Cami duvarı!
Neden bilmiyorum günlük siyasî tartışmalar bana iki kitabı hatırlattı. Rudyard Kipling''in "Cangıl"ını ("Orman Çocuğu" diye çevirmişler. Dil çok kötü! Ben "Cangıl" adıyla okumuştum.) ve George Orwell'ın "Hayvan Çiftliği"ni.
"Hayvan Çiftliği"ni, ortaokulda Türkçe hocamız, okulumuzun da müdürü olan Muharrem Lütfü Atabey derste bizlere okutturur, bütün sınıfa dinlettirirdi. Sonra kitabı temin ettik ve içe içe okuduk.
İstanbul'da bir tanınmış liseye de müdür olan Muharrem Lütfü Hoca çok otoriterdi. (Hoca'yı İstanbul'da gördüm ve hâl hatır sordum.) Tokadını yemeyen bir öğrenci gösteremezdiniz. Saçımız muhakkak iki numara tıraşlı olacak. Ve muhakkak mektep şapkası giyilecek. (Eskiler bilirler... Siperlikli şapka, üstünde ayyıldızlı arma var.)
Orta Anadolu'nun ortasında bir ilçe Yerköy. O zaman en fazla 10 bin nüfusa sahip. Artık liseye geçmiştik. Otorite sıkıyordu. Öğrenciler isyandaydı. Ne iki numara tıraş olmak istiyoruz, ne de şapka giymek. Televizyon yok; radyo var ve gazeteler gelir. Üniversitelerde boykotlar ve işgaller başlamıştı. Duyuyor ve okuyorduk. Hiçbir lisede boykottan bahsedilmemişti. Evet, boykota gidecektik. Biz ilk olacaktık. Pankart hazırladık mı, aklıma gelmiyor, ortaokul ve lise aynı avludaydı, kapılar tutuldu ve boykot başladı. Kimse itiraz etmedi. Kızı erkeği toplandık ve ilçe merkezine doğru yürüyüşe geçtik. "Şapka giymek istemiyoruz!", "Tıraş olmak istemiyoruz!" sloganları atıyoruz.
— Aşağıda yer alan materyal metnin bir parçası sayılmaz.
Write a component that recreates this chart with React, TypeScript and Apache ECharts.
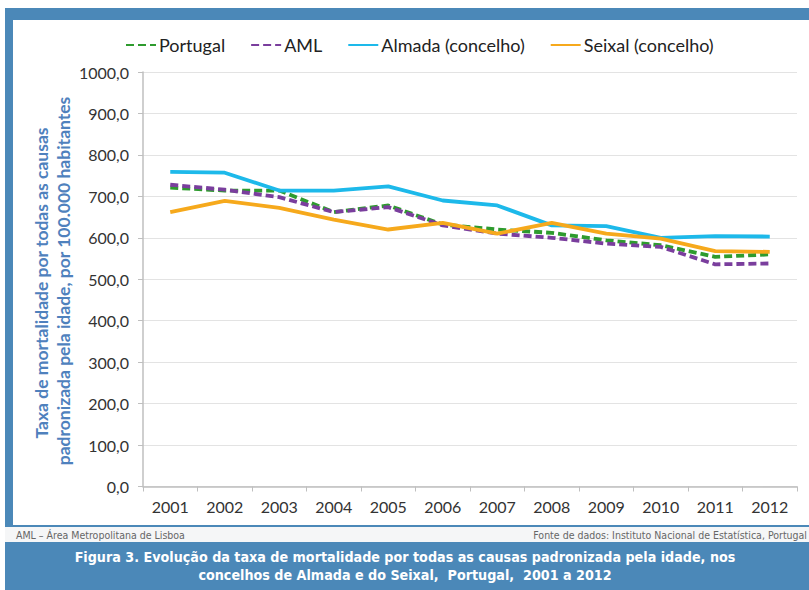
import React, { useEffect, useRef } from "react";
import * as echarts from "echarts";

const years = ["2001","2002","2003","2004","2005","2006","2007","2008","2009","2010","2011","2012"];
const portugal = [721, 714, 714, 662, 678, 632, 620, 612, 594, 582, 554, 560];
const aml = [728, 716, 698, 662, 674, 630, 610, 600, 586, 578, 536, 538];
const almada = [759, 757, 714, 714, 724, 690, 678, 630, 628, 600, 604, 603];
const seixal = [662, 689, 672, 644, 620, 636, 610, 636, 610, 598, 568, 566];
const yTicks = { min: 0, max: 1000, interval: 100 };

const BLUE = "#4B88B8";
const FONT = "Lato, 'Open Sans', sans-serif";
const CAP = "'DejaVu Sans Condensed', 'DejaVu Sans', sans-serif";

export default function App() {
  const ref = useRef<HTMLDivElement>(null);
  useEffect(() => {
    if (!ref.current) return;
    const chart = echarts.init(ref.current, null, { renderer: "svg" });
    const mk = (name: string, data: number[], color: string, dashed: boolean) => ({
      name,
      type: "line",
      data,
      symbol: "none",
      lineStyle: { color, width: 3.8, type: dashed ? [8, 4] : "solid" },
      itemStyle: { color },
    });
    chart.setOption({
      animation: false,
      backgroundColor: "#ffffff",
      textStyle: { fontFamily: FONT },
      legend: {
        top: 31,
        left: 120,
        itemWidth: 30,
        itemHeight: 14,
        itemGap: 25,
        itemStyle: { opacity: 0 },
        textStyle: { fontSize: 18, color: "#222", fontFamily: FONT, padding: [0, 0, 0, -2] },
        data: ["Portugal", "AML", "Almada (concelho)", "Seixal (concelho)"],
      },
      grid: { left: 143, right: 12, top: 72, bottom: 103.5, containLabel: false },
      xAxis: {
        type: "category",
        data: years,
        boundaryGap: true,
        axisLine: { lineStyle: { color: "#BFBFBF", width: 1.5 } },
        axisTick: { show: true, length: 5, lineStyle: { color: "#BFBFBF" } },
        axisLabel: { fontSize: 16, color: "#333", margin: 12, fontFamily: FONT },
      },
      yAxis: {
        type: "value",
        min: yTicks.min,
        max: yTicks.max,
        interval: yTicks.interval,
        axisLine: { show: true, lineStyle: { color: "#BFBFBF", width: 1.5 } },
        axisTick: { show: true, length: 5, lineStyle: { color: "#BFBFBF" } },
        splitLine: { lineStyle: { color: "#E3E3E3", width: 1 } },
        axisLabel: {
          fontSize: 16,
          color: "#333",
          margin: 14,
          fontFamily: FONT,
          formatter: (v: number) => v.toFixed(1).replace(".", ","),
        },
      },
      graphic: [
        { type: "rect", silent: true, z: -10, shape: { x: 5, y: 8, width: 804, height: 12 }, style: { fill: BLUE } },
        { type: "rect", silent: true, z: -10, shape: { x: 5, y: 8, width: 8, height: 534 }, style: { fill: BLUE } },
        { type: "rect", silent: true, z: -10, shape: { x: 5, y: 525, width: 804, height: 2 }, style: { fill: BLUE } },
        { type: "rect", silent: true, z: -10, shape: { x: 5, y: 527, width: 804, height: 15 }, style: { fill: "#F5F6F7" } },
        { type: "rect", silent: true, z: -10, shape: { x: 5, y: 542, width: 804, height: 48 }, style: { fill: BLUE } },
        {
          type: "text", x: 41, y: 283, rotation: Math.PI / 2,
          style: { text: "Taxa de mortalidade por todas as causas", fill: "#4F81BD", font: `bold 17.5px ${FONT}`, align: "center", verticalAlign: "middle" },
        },
        {
          type: "text", x: 63, y: 281, rotation: Math.PI / 2,
          style: { text: "padronizada pela idade, por 100.000 habitantes", fill: "#4F81BD", font: `bold 17.5px ${FONT}`, align: "center", verticalAlign: "middle" },
        },
        {
          type: "text", x: 16, y: 535,
          style: { text: "AML – Área Metropolitana de Lisboa", fill: "#666", font: `10.5px ${CAP}`, align: "left", verticalAlign: "middle" },
        },
        {
          type: "text", x: 807, y: 535,
          style: { text: "Fonte de dados: Instituto Nacional de Estatística, Portugal", fill: "#666", font: `10.5px ${CAP}`, align: "right", verticalAlign: "middle" },
        },
        {
          type: "text", x: 405, y: 557,
          style: { text: "Figura 3. Evolução da taxa de mortalidade por todas as causas padronizada pela idade, nos", fill: "#fff", font: `bold 14.2px ${CAP}`, align: "center", verticalAlign: "middle" },
        },
        {
          type: "text", x: 405, y: 575,
          style: { text: "concelhos de Almada e do Seixal,  Portugal,  2001 a 2012", fill: "#fff", font: `bold 14.2px ${CAP}`, align: "center", verticalAlign: "middle" },
        },
      ],
      series: [
        mk("Portugal", portugal, "#2E9B2E", true),
        mk("AML", aml, "#7A3E9D", true),
        mk("Almada (concelho)", almada, "#1DB9EA", false),
        mk("Seixal (concelho)", seixal, "#F6A91C", false),
      ],
    });
    return () => chart.dispose();
  }, []);
  return <div ref={ref} style={{ position: "fixed", left: 0, top: 0, width: 809, height: 590 }} />;
}
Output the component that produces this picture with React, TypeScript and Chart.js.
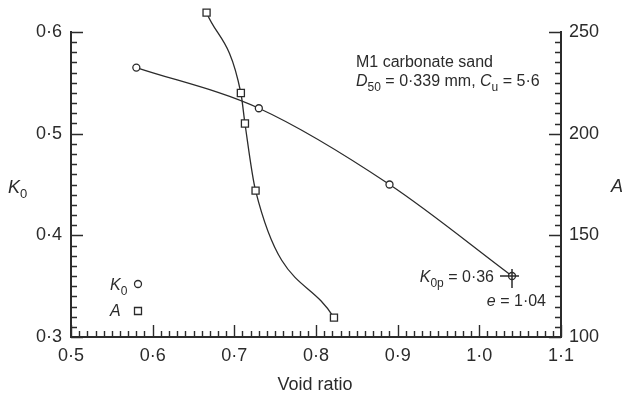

Her millî bayramda aynı güzergâhı kullanırdık. Lisenin caddesi üzerindeki evden bir nine öğrenciler geçerken "Aman çocuklarımıza göz değmesin!" diyerek üzerlik tüttürür, dumanını üzerimize savururdu. Tabiî boykottan haberi olmadığı için o gün üzerlik tüttürmemişti! Ve bize göz değdi!
İstasyon Meydanı'nda toplandık. İlçenin iki fotoğrafçısından biri olan Foto Fahri, bir minibüsün üstüne çıkmış fotoğraf çekiyordu. İçgüdüyle yanımdaki arkadaşıma da söyledim, kendimizi gizledik. Seçimler yaklaşıyordu. Politikacılar köy köy dolaşıyordu. Bir partinin ilçe başkanını cipinden indirdik. Dert anlatıyoruz. Arkadaşlar politikacıyı omuzlarına aldılar... Foto Fahri yine ortaya çıktı, deklanşöre bastı.
Netice: Zamanın çok okunan gazetesi Günaydın'da tam sayfa haber. Fotoğraftan tespit edilenler bir bir toplanıp mahkemeye çıkarıldılar. Şahit kim dersiniz? Omuzlarda taşınan o politikacı! "Şu yeğenim de vardı, bu yeğenim de vardı..." dedi ve 15 öğrenci tutuklandı. Hepsi okuldan atıldı. Arkadaşlar başka liselerden mezun oldular.
O boykot günü bir şey daha öğrenmiştim. Sonra bizim ilçede gençlik kolları kurucusu olacağımız partinin mitingi vardı. İleride senatör seçilecek zat konuşuyordu. Ne kadar çok nutuk atmışsa sesi kısılmıştı. Kürsüye yakındım. Namık Kemal'in "Bârika-i hakikat müsâdeme-i efkârdan doğar." sözünü ilk ondan duymuş ve aklımın bir tarafına not etmiştim.
Biliyor musunuz... "Cangıl"dan ve "Hayvan Çiftliği"nden siyasîlerin ve bizlerin çıkaracakları o kadar çok ders var ki...
Otorite ("Otorite" diyeyim, fazlasını söylemeyeyim!), insanı ya yalancı yapar ya isyancı...
Gençliğimizin rüyası Ayasofya'nın önceki hâline rücu kararı en zayıf zamanda alındı.
"Karar alan Otorite"nin , "gidici" olduğu sık dile getiriliyor. "Son umut" veya "Tarihe not bırakmak" ... Fark etmiyor.
"'Cami duvarı' ne alâka?" diyeceksiniz. Ne bileyim işte hayvanlardan bahsedince birden aklıma geldi!